Libya has around 150 tribes. There has never been mutual identity among tribes in the country's east, west and south. Some tribes in Tripoli and Sirte used to benefit from Gaddafi's regime, while western tribes including Misrata and Benghazi were rebuked and marginalized. Now, the military force of anti-Gaddafi tribes in the west have succeeded with NATO's help. But not long ago, Warfalla, the most powerful tribe in the country, publicly warned authorities that they would take a revenge on the NTC for the destruction and arson in Bani Walid, a town to the south of Tripoli.

Gaddafi's political legacy is nothing but an impractical green paper and tribal politics. How to draw up a modern democratic blueprint for a country without political parties, a constitution or modern political elements is the challenge for the NTC. Mustafa Abdul Jalil, its chairman, publicly admitted at the end of October that a boundless political war has begun.
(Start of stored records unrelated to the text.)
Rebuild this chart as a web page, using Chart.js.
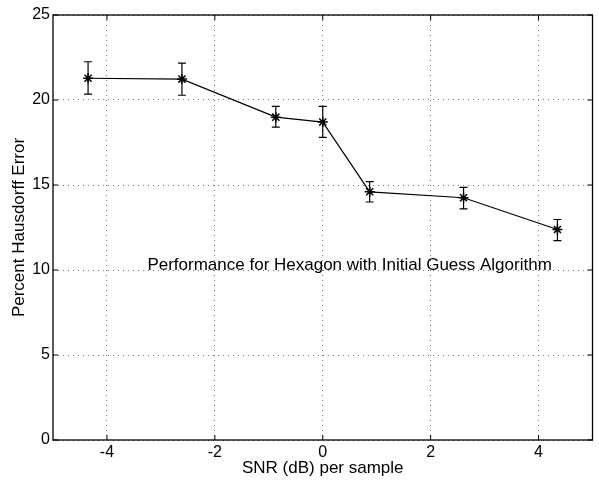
<!DOCTYPE html>
<html>
<head>
<meta charset="utf-8">
<script src="https://cdn.jsdelivr.net/npm/chart.js@4"></script>
<style>
  html, body { margin: 0; padding: 0; background: #fff; }
  #wrap { width: 599px; height: 482px; }
</style>
</head>
<body>
<div id="wrap"><canvas id="perfChart" width="599" height="482"></canvas></div>
<script>
// data
const snr = [-4.35, -2.61, -0.87, 0, 0.87, 2.61, 4.35];
const hausdorffErr = [21.28, 21.23, 18.99, 18.7, 14.6, 14.25, 12.38];
const errHigh = [22.25, 22.17, 19.63, 19.63, 15.2, 14.86, 12.97];
const errLow = [20.35, 20.28, 18.4, 17.8, 14.0, 13.6, 11.73];
const xTicks = [-4, -2, 0, 2, 4];
const yTicks = [0, 5, 10, 15, 20, 25];
const noteText = 'Performance for Hexagon with Initial Guess Algorithm';

const FONT = 'Liberation Sans, Arial, Helvetica, sans-serif';

// error bars with small caps
const errorBars = {
    id: 'errorBars',
    afterDatasetsDraw(chart) {
        const ctx = chart.ctx;
        const xs = chart.scales.x, ys = chart.scales.y;
        ctx.save();
        ctx.strokeStyle = '#000';
        ctx.lineWidth = 1.2;
        for (let i = 0; i < snr.length; i++) {
            const px = xs.getPixelForValue(snr[i]);
            const top = ys.getPixelForValue(errHigh[i]);
            const bot = ys.getPixelForValue(errLow[i]);
            ctx.beginPath();
            ctx.moveTo(px, top); ctx.lineTo(px, bot);
            ctx.moveTo(px - 4, top); ctx.lineTo(px + 4, top);
            ctx.moveTo(px - 4, bot); ctx.lineTo(px + 4, bot);
            ctx.stroke();
        }
        ctx.restore();
    }
};

// box around the plot, inward ticks on all sides, and the text note
const frame = {
    id: 'frame',
    afterDraw(chart) {
        const ctx = chart.ctx;
        const a = chart.chartArea;
        const xs = chart.scales.x, ys = chart.scales.y;
        ctx.save();
        ctx.strokeStyle = '#000';
        ctx.lineWidth = 1.3;
        ctx.strokeRect(a.left, a.top, a.right - a.left, a.bottom - a.top);
        ctx.lineWidth = 1;
        ctx.beginPath();
        xTicks.forEach(v => {
            const px = xs.getPixelForValue(v);
            ctx.moveTo(px, a.bottom); ctx.lineTo(px, a.bottom - 5);
            ctx.moveTo(px, a.top); ctx.lineTo(px, a.top + 5);
        });
        yTicks.forEach(v => {
            const py = ys.getPixelForValue(v);
            ctx.moveTo(a.left, py); ctx.lineTo(a.left + 5, py);
            ctx.moveTo(a.right, py); ctx.lineTo(a.right - 5, py);
        });
        ctx.stroke();

        ctx.fillStyle = '#000';
        ctx.font = '17px ' + FONT;
        ctx.textBaseline = 'middle';
        ctx.textAlign = 'left';
        ctx.fillText(noteText, xs.getPixelForValue(-3.25), ys.getPixelForValue(10.25));
        ctx.restore();
    }
};

new Chart(document.getElementById('perfChart'), {
    type: 'scatter',
    data: {
        datasets: [{
            data: snr.map((x, i) => ({ x: x, y: hausdorffErr[i] })),
            showLine: true,
            borderColor: '#000',
            borderWidth: 1.2,
            backgroundColor: '#000',
            pointStyle: 'star',
            pointRadius: 5,
            pointBorderWidth: 1.5,
            pointBorderColor: '#000'
        }]
    },
    options: {
        responsive: false,
        animation: false,
        layout: { padding: { top: 15, right: 4, left: 0, bottom: 0 } },
        plugins: {
            legend: { display: false },
            tooltip: { enabled: false }
        },
        scales: {
            x: {
                type: 'linear',
                min: -5,
                max: 5,
                afterBuildTicks: s => { s.ticks = xTicks.map(v => ({ value: v })); },
                afterFit: s => { s.height = 42; },
                grid: { color: '#777', drawTicks: false, lineWidth: 1 },
                border: { display: false, dash: [1, 4] },
                ticks: { color: '#000', padding: 3, font: { family: FONT, size: 16 } },
                title: {
                    display: true,
                    text: 'SNR (dB) per sample',
                    color: '#000',
                    font: { family: FONT, size: 17 },
                    padding: { top: 0, bottom: 3 }
                }
            },
            y: {
                min: 0,
                max: 25,
                afterBuildTicks: s => { s.ticks = yTicks.map(v => ({ value: v })); },
                afterFit: s => { s.width = 53; },
                grid: { color: '#777', drawTicks: false, lineWidth: 1 },
                border: { display: false, dash: [1, 4] },
                ticks: { color: '#000', padding: 3, font: { family: FONT, size: 16 } },
                title: {
                    display: true,
                    text: 'Percent Hausdorff Error',
                    color: '#000',
                    font: { family: FONT, size: 17 },
                    padding: { top: 9, bottom: 0 }
                }
            }
        }
    },
    plugins: [errorBars, frame]
});
</script>
</body>
</html>
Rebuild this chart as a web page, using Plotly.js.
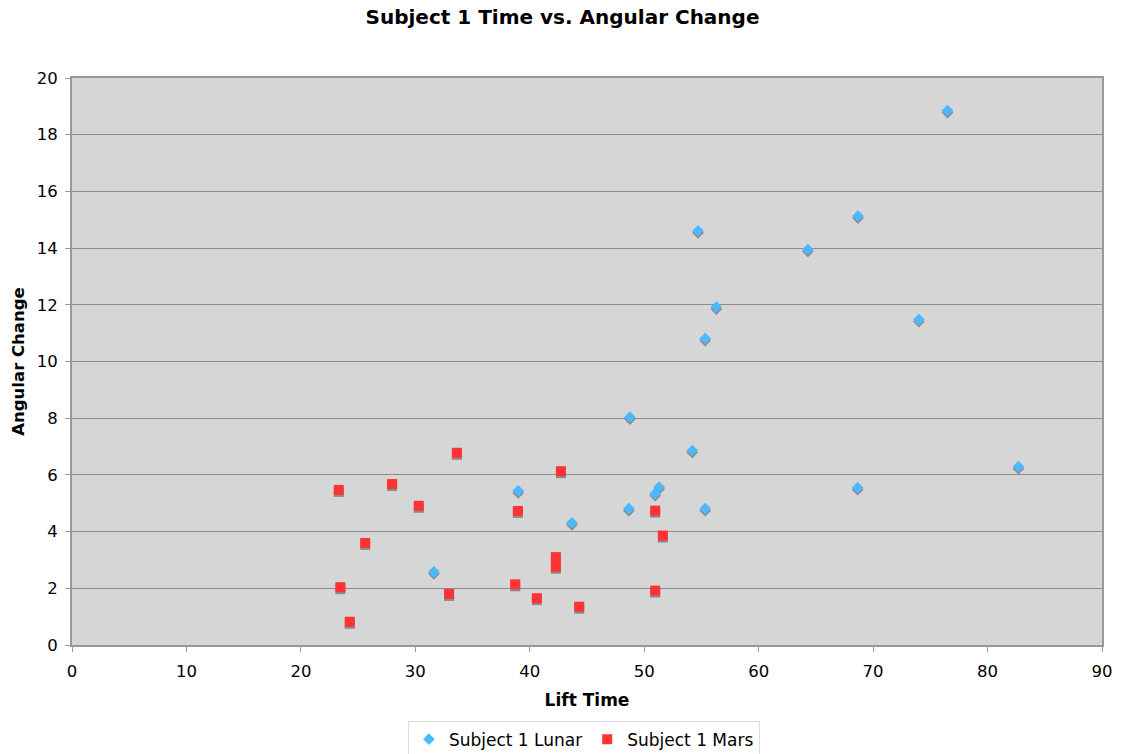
<!DOCTYPE html>
<html>
<head>
<meta charset="utf-8">
<script src="https://cdn.plot.ly/plotly-3.0.1.min.js"></script>
<style>
html,body{margin:0;padding:0;background:#fff;}
#chart{width:1125px;height:754px;}
#chart .scatterlayer .points path{filter:drop-shadow(0px 2px 0px rgba(120,120,120,0.8));}
</style>
</head>
<body>
<div id="chart"></div>
<script>
var lunarX = [76.5, 68.68, 54.7, 64.3, 56.3, 74.0, 55.33, 48.75, 54.2, 82.7, 51.3, 50.96, 68.65, 48.66, 55.33, 38.99, 31.62, 43.68];
var lunarY = [18.85, 15.13, 14.61, 13.95, 11.92, 11.48, 10.81, 8.04, 6.86, 6.29, 5.57, 5.34, 5.55, 4.81, 4.81, 5.44, 2.58, 4.31];
var marsX = [33.63, 23.31, 27.97, 30.3, 42.72, 38.96, 25.62, 42.28, 42.28, 23.45, 32.95, 38.73, 40.62, 44.32, 24.27, 50.96, 51.63, 50.96];
var marsY = [6.78, 5.47, 5.68, 4.91, 6.13, 4.73, 3.6, 3.1, 2.76, 2.04, 1.8, 2.14, 1.65, 1.35, 0.82, 4.74, 3.86, 1.92];
var seriesNames = ["Subject 1 Lunar", "Subject 1 Mars"];

var font = "DejaVu Sans, Verdana, sans-serif";
var data = [
  {x: lunarX, y: lunarY, type: "scatter", mode: "markers", name: seriesNames[0],
   marker: {symbol: "diamond", size: 9, color: "#4DB8FF", line: {width: 0}}},
  {x: marsX, y: marsY, type: "scatter", mode: "markers", name: seriesNames[1],
   marker: {symbol: "square", size: 10, color: "#FF3333", line: {width: 0}}}
];
var axisCommon = {
  showline: true, linecolor: "#999999", linewidth: 2, mirror: true,
  ticks: "outside", ticklen: 5, tickcolor: "#999999", tickwidth: 1,
  zeroline: false, tickfont: {family: font, size: 16.5, color: "#000"}
};
var layout = {
  width: 1125, height: 754,
  margin: {l: 72, r: 23, t: 78, b: 109, autoexpand: false},
  paper_bgcolor: "#ffffff", plot_bgcolor: "#D6D6D6",
  title: {text: "<b>Subject 1 Time vs. Angular Change</b>", x: 0.5, xanchor: "center", y: 0.977, yanchor: "middle",
          font: {family: font, size: 20, color: "#000"}},
  xaxis: Object.assign({}, axisCommon, {
    range: [0, 90], tick0: 0, dtick: 10, showgrid: false, ticklabelstandoff: 5,
    title: {text: "<b>Lift Time</b>", font: {family: font, size: 17, color: "#000"}, standoff: 14}
  }),
  yaxis: Object.assign({}, axisCommon, {
    range: [0, 20], tick0: 0, dtick: 2, showgrid: true, gridcolor: "#8C8C8C", gridwidth: 1, ticklabelstandoff: 4,
    title: {text: "<b>Angular Change</b>", font: {family: font, size: 16.5, color: "#000"}, standoff: 8}
  }),
  showlegend: true,
  legend: {orientation: "h", xref: "container", yref: "container", x: 0.519, xanchor: "center", y: 0.019, yanchor: "middle",
           bgcolor: "#ffffff", bordercolor: "#DDDDDD", borderwidth: 1,
           font: {family: font, size: 17, color: "#000"}, itemwidth: 30, tracegroupgap: 0}
};
Plotly.newPlot("chart", data, layout, {displayModeBar: false, staticPlot: true});
</script>
</body>
</html>
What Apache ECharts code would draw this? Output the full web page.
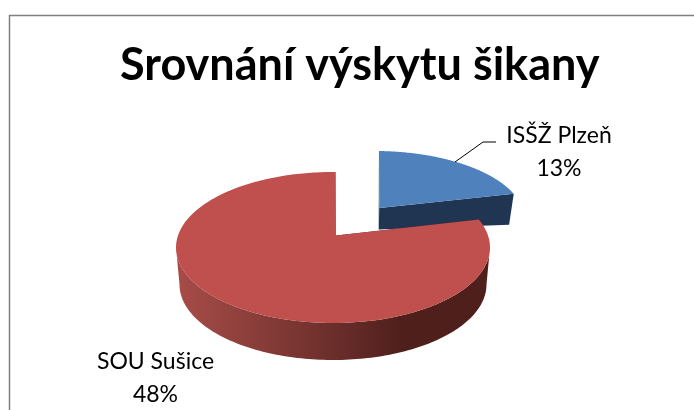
<!DOCTYPE html>
<html>
<head>
<meta charset="utf-8">
<style>html,body{margin:0;padding:0;background:#fff}#c{width:694px;height:410px}</style>
<script src="https://cdn.jsdelivr.net/npm/echarts@6/dist/echarts.min.js"></script>
</head>
<body>
<div id="c"></div>
<script>
var titleText = 'Srovnání výskytu šikany';
var categories = ['ISŠŽ Plzeň', 'SOU Sušice'];
var values = [13, 48];
var FONT = 'Lato, "Open Sans", sans-serif';

// Projection of each exploded slice's disk (the reference is a perspective 3D pie)
var views = [
  {cx: 375, cy: 220, rx: 150, ry: 69, ax: 379.3, ay: 208, depthApex: 21.5, depthRim: 31, inset: 5,
   top: '#4f81bd', cut: '#1f3552', wall: '#1f3552',
   label: {x: 559, y: 152.5}, leader: [[455, 162], [483, 142], [496, 142]]},
  {cx: 333, cy: 247.5, rx: 157, ry: 75.5, ax: 336, ay: 235.5, depthApex: 36, depthRim: 37, inset: 3.5,
   top: '#c0504d', cut: '#4f1f1c',
   wall: {type: 'linear', x: 0, y: 0, x2: 1, y2: 0, colorStops: [
     {offset: 0, color: '#a84c48'}, {offset: 0.25, color: '#8a3e3a'},
     {offset: 0.5, color: '#6b2e2b'}, {offset: 0.72, color: '#4f1f1c'}, {offset: 1, color: '#4f1f1c'}]},
   label: {x: 155.5, y: 378}, leader: null}
];

var total = values.reduce(function (a, b) { return a + b; }, 0);

// Perspective: true angle on the unit disk -> point of the projected ellipse
function rimUnit(v, a) {
  var wx = (v.ax - v.cx) / v.rx, wy = (v.cy - v.ay) / v.ry;
  var ux = Math.sin(a), uy = Math.cos(a);
  var g = 1 / Math.sqrt(1 - wx * wx - wy * wy);
  var d = wx * ux + wy * uy, k = g / (1 + g) * d;
  return [(wx + ux / g + k * wx) / (1 + d), (wy + uy / g + k * wy) / (1 + d)];
}

function renderSlice(params, api) {
  var i = params.dataIndex, v = views[i];
  var start = 0;
  for (var j = 0; j < i; j++) start += values[j];
  var a0 = start / total * 2 * Math.PI;
  var a1 = (start + api.value(0)) / total * 2 * Math.PI;
  var N = 240, topRim = [], unit = [];
  for (var n = 0; n <= N; n++) {
    var u = rimUnit(v, a0 + (a1 - a0) * n / N);
    unit.push(u);
    topRim.push([v.cx + v.rx * u[0], v.cy - v.ry * u[1]]);
  }
  function lower(n) { return [topRim[n][0] - v.inset * unit[n][0], topRim[n][1] + v.depthRim]; }
  var iMax = 0, iMin = 0;
  unit.forEach(function (u, n) { if (u[0] > unit[iMax][0]) iMax = n; if (u[0] < unit[iMin][0]) iMin = n; });

  var kids = [];
  // outer wall
  if (iMin > iMax) {
    var wall = [];
    for (var n1 = iMax; n1 <= iMin; n1++) wall.push(topRim[n1]);
    for (var n2 = iMin; n2 >= iMax; n2--) wall.push(lower(n2));
    kids.push({type: 'polygon', shape: {points: wall}, style: {fill: v.wall}});
  }
  // cut faces
  var apexLow = [v.ax - 0.6, v.ay + v.depthApex];
  kids.push({type: 'polygon', shape: {points: [[v.ax, v.ay], topRim[0], lower(0), apexLow]}, style: {fill: v.cut}});
  kids.push({type: 'polygon', shape: {points: [[v.ax, v.ay], topRim[N], lower(N), apexLow]}, style: {fill: v.cut}});
  // top face
  kids.push({type: 'polygon', shape: {points: [[v.ax, v.ay]].concat(topRim)}, style: {fill: v.top}});
  // leader + label
  if (v.leader) kids.push({type: 'polyline', shape: {points: v.leader}, style: {fill: 'none', stroke: '#000', lineWidth: 1}});
  kids.push({type: 'text', x: v.label.x, y: v.label.y, style: {
    text: categories[i] + '\n' + api.value(0) + '%', fill: '#000',
    font: '23px ' + FONT, lineHeight: 33, align: 'center', verticalAlign: 'middle'}});
  return {type: 'group', children: kids};
}

var chart = echarts.init(document.getElementById('c'), null, {renderer: 'canvas'});
chart.setOption({
  animation: false,
  backgroundColor: '#fff',
  title: {text: titleText, left: 115, top: 38,
    textStyle: {fontFamily: FONT, fontWeight: 'bold', fontSize: 45, color: '#000'}},
  graphic: [{type: 'polyline', silent: true, z: -1,
    shape: {points: [[9.5, 410], [9.5, 15.5], [694, 15.5]]},
    style: {fill: 'none', stroke: '#808080', lineWidth: 1.5}}],
  series: [{
    type: 'custom', coordinateSystem: 'none', renderItem: renderSlice,
    data: values.map(function (val, i) { return {name: categories[i], value: [val]}; }),
    silent: true
  }]
});
</script>
</body>
</html>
He suggested that the NTC faces increased conflicts between different military organizations and tribal branches. His worries have been confirmed by the delay of the transitional government's founding, the resignation of Mahmud Jibril, the former premier, and the election of his successor, Abdurrahim el-Keib, who is a permanent resident of the United States.

It's rumored that those who killed Gaddafi were authorized by "the powerful." Gaddafi knew many secrets about the United States, Britain, France and Italy, not to mention officials in his own country. None of these players would want Gaddafi alive, for fear he might expose them in front of the International Criminal Court. The rumor, if true, makes his death even more mysterious and tragic. But those secrets and scandals may be buried with the man in the Libyan desert.